**SOURCE EXCERPT**
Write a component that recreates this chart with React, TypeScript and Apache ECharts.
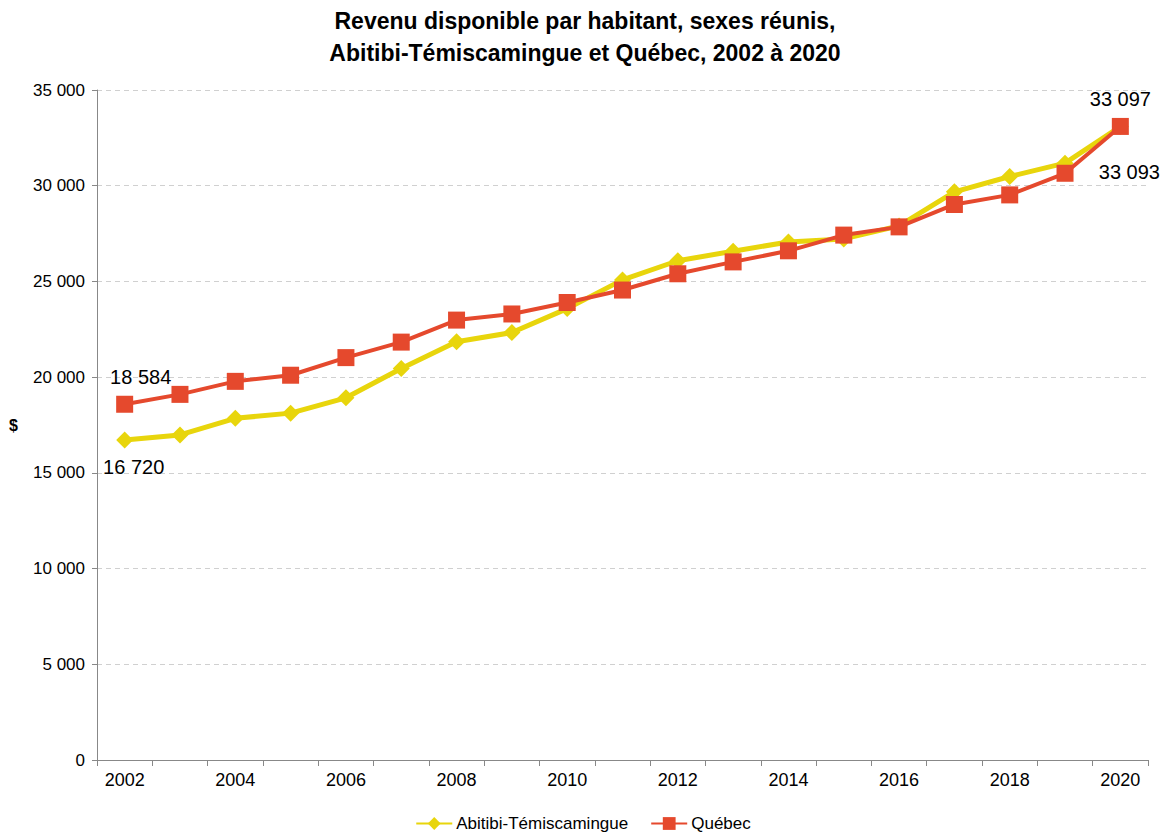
import React, { useEffect, useRef } from "react";
import * as echarts from "echarts";

const years = ["2002","2003","2004","2005","2006","2007","2008","2009","2010","2011","2012","2013","2014","2015","2016","2017","2018","2019","2020"];
const abitibi = [16720,16980,17850,18120,18920,20450,21850,22330,23580,25080,26080,26580,27060,27220,27900,29680,30480,31180,33093];
const quebec = [18584,19100,19780,20100,21020,21830,22980,23300,23900,24550,25400,26020,26600,27420,27850,29020,29520,30650,33097];
const yTicks = { min: 0, max: 35000, interval: 5000 };

const fmt = (v: number) => String(v).replace(/\B(?=(\d{3})+(?!\d))/g, " ");
const FONT = "'Liberation Sans', Arial, sans-serif";
const YELLOW = "#E8D50C";
const RED = "#E5492D";

export default function App() {
  const ref = useRef<HTMLDivElement>(null);
  useEffect(() => {
    if (!ref.current) return;
    const chart = echarts.init(ref.current, undefined, { renderer: "svg" });
    const last = years.length - 1;
    const lbl = (extra: any) => ({
      show: true,
      color: "#000",
      fontSize: 20,
      fontFamily: FONT,
      formatter: (p: any) => fmt(p.value),
      ...extra,
    });
    chart.setOption({
      animation: false,
      backgroundColor: "#fff",
      title: {
        text: "Revenu disponible par habitant, sexes réunis,\nAbitibi-Témiscamingue et Québec, 2002 à 2020",
        left: 580,
        textAlign: "center",
        top: 0,
        textStyle: {
          fontFamily: FONT,
          fontWeight: "bold",
          fontSize: 23,
          lineHeight: 32,
          color: "#000",
        },
      },
      legend: {
        top: 810,
        left: "center",
        itemWidth: 36,
        itemHeight: 16,
        itemGap: 22,
        textStyle: { fontFamily: FONT, fontSize: 17, color: "#000", padding: [0, 0, 0, -1] },
        data: ["Abitibi-Témiscamingue", "Québec"],
      },
      grid: { left: 97, right: 18, top: 90, bottom: 73 },
      xAxis: {
        type: "category",
        data: years,
        boundaryGap: true,
        axisLine: { lineStyle: { color: "#888" } },
        axisTick: { show: true, interval: 0, length: 6, lineStyle: { color: "#888" } },
        axisLabel: { interval: 1, color: "#000", fontSize: 18, fontFamily: FONT, margin: 11 },
      },
      yAxis: {
        type: "value",
        min: yTicks.min,
        max: yTicks.max,
        interval: yTicks.interval,
        name: "$",
        nameLocation: "middle",
        nameRotate: 0,
        nameGap: 79,
        nameTextStyle: { fontWeight: "bold", fontSize: 16, fontFamily: FONT, color: "#000" },
        axisLine: { show: true, lineStyle: { color: "#888" } },
        axisTick: { show: true, length: 5, lineStyle: { color: "#888" } },
        axisLabel: { color: "#000", fontSize: 17, fontFamily: FONT, formatter: (v: number) => fmt(v), margin: 12 },
        splitLine: { lineStyle: { color: "#d0d0d0", type: [5, 4] } },
      },
      series: [
        {
          name: "Abitibi-Témiscamingue",
          type: "line",
          symbol: "diamond",
          symbolSize: 17,
          lineStyle: { color: YELLOW, width: 5 },
          itemStyle: { color: YELLOW },
          z: 2,
          data: abitibi.map((v, i) =>
            i === 0
              ? { value: v, label: lbl({ position: "bottom", distance: 9, offset: [9, 0] }) }
              : i === last
              ? { value: v, label: lbl({ position: "bottom", distance: 27, offset: [9, 0] }) }
              : v
          ),
        },
        {
          name: "Québec",
          type: "line",
          symbol: "rect",
          symbolSize: 17,
          lineStyle: { color: RED, width: 4 },
          itemStyle: { color: RED },
          z: 3,
          data: quebec.map((v, i) =>
            i === 0
              ? { value: v, label: lbl({ position: "top", distance: 9, offset: [16, 0] }) }
              : i === last
              ? { value: v, label: lbl({ position: "top", distance: 9 }) }
              : v
          ),
        },
      ],
    });
    return () => chart.dispose();
  }, []);
  return (
    <div
      ref={ref}
      style={{ position: "fixed", left: 0, top: 0, width: 1166, height: 833 }}
    />
  );
}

**EXERCISE REQUIREMENTS**
The material above must be printed exactly, with its pictures left out.

**SOLUTION TO THIS EXERCISE**
Write a component that recreates this chart with React, TypeScript and Apache ECharts.
import React, { useEffect, useRef } from "react";
import * as echarts from "echarts";

const years = ["2002","2003","2004","2005","2006","2007","2008","2009","2010","2011","2012","2013","2014","2015","2016","2017","2018","2019","2020"];
const abitibi = [16720,16980,17850,18120,18920,20450,21850,22330,23580,25080,26080,26580,27060,27220,27900,29680,30480,31180,33093];
const quebec = [18584,19100,19780,20100,21020,21830,22980,23300,23900,24550,25400,26020,26600,27420,27850,29020,29520,30650,33097];
const yTicks = { min: 0, max: 35000, interval: 5000 };

const fmt = (v: number) => String(v).replace(/\B(?=(\d{3})+(?!\d))/g, " ");
const FONT = "'Liberation Sans', Arial, sans-serif";
const YELLOW = "#E8D50C";
const RED = "#E5492D";

export default function App() {
  const ref = useRef<HTMLDivElement>(null);
  useEffect(() => {
    if (!ref.current) return;
    const chart = echarts.init(ref.current, undefined, { renderer: "svg" });
    const last = years.length - 1;
    const lbl = (extra: any) => ({
      show: true,
      color: "#000",
      fontSize: 20,
      fontFamily: FONT,
      formatter: (p: any) => fmt(p.value),
      ...extra,
    });
    chart.setOption({
      animation: false,
      backgroundColor: "#fff",
      title: {
        text: "Revenu disponible par habitant, sexes réunis,\nAbitibi-Témiscamingue et Québec, 2002 à 2020",
        left: 580,
        textAlign: "center",
        top: 0,
        textStyle: {
          fontFamily: FONT,
          fontWeight: "bold",
          fontSize: 23,
          lineHeight: 32,
          color: "#000",
        },
      },
      legend: {
        top: 810,
        left: "center",
        itemWidth: 36,
        itemHeight: 16,
        itemGap: 22,
        textStyle: { fontFamily: FONT, fontSize: 17, color: "#000", padding: [0, 0, 0, -1] },
        data: ["Abitibi-Témiscamingue", "Québec"],
      },
      grid: { left: 97, right: 18, top: 90, bottom: 73 },
      xAxis: {
        type: "category",
        data: years,
        boundaryGap: true,
        axisLine: { lineStyle: { color: "#888" } },
        axisTick: { show: true, interval: 0, length: 6, lineStyle: { color: "#888" } },
        axisLabel: { interval: 1, color: "#000", fontSize: 18, fontFamily: FONT, margin: 11 },
      },
      yAxis: {
        type: "value",
        min: yTicks.min,
        max: yTicks.max,
        interval: yTicks.interval,
        name: "$",
        nameLocation: "middle",
        nameRotate: 0,
        nameGap: 79,
        nameTextStyle: { fontWeight: "bold", fontSize: 16, fontFamily: FONT, color: "#000" },
        axisLine: { show: true, lineStyle: { color: "#888" } },
        axisTick: { show: true, length: 5, lineStyle: { color: "#888" } },
        axisLabel: { color: "#000", fontSize: 17, fontFamily: FONT, formatter: (v: number) => fmt(v), margin: 12 },
        splitLine: { lineStyle: { color: "#d0d0d0", type: [5, 4] } },
      },
      series: [
        {
          name: "Abitibi-Témiscamingue",
          type: "line",
          symbol: "diamond",
          symbolSize: 17,
          lineStyle: { color: YELLOW, width: 5 },
          itemStyle: { color: YELLOW },
          z: 2,
          data: abitibi.map((v, i) =>
            i === 0
              ? { value: v, label: lbl({ position: "bottom", distance: 9, offset: [9, 0] }) }
              : i === last
              ? { value: v, label: lbl({ position: "bottom", distance: 27, offset: [9, 0] }) }
              : v
          ),
        },
        {
          name: "Québec",
          type: "line",
          symbol: "rect",
          symbolSize: 17,
          lineStyle: { color: RED, width: 4 },
          itemStyle: { color: RED },
          z: 3,
          data: quebec.map((v, i) =>
            i === 0
              ? { value: v, label: lbl({ position: "top", distance: 9, offset: [16, 0] }) }
              : i === last
              ? { value: v, label: lbl({ position: "top", distance: 9 }) }
              : v
          ),
        },
      ],
    });
    return () => chart.dispose();
  }, []);
  return (
    <div
      ref={ref}
      style={{ position: "fixed", left: 0, top: 0, width: 1166, height: 833 }}
    />
  );
}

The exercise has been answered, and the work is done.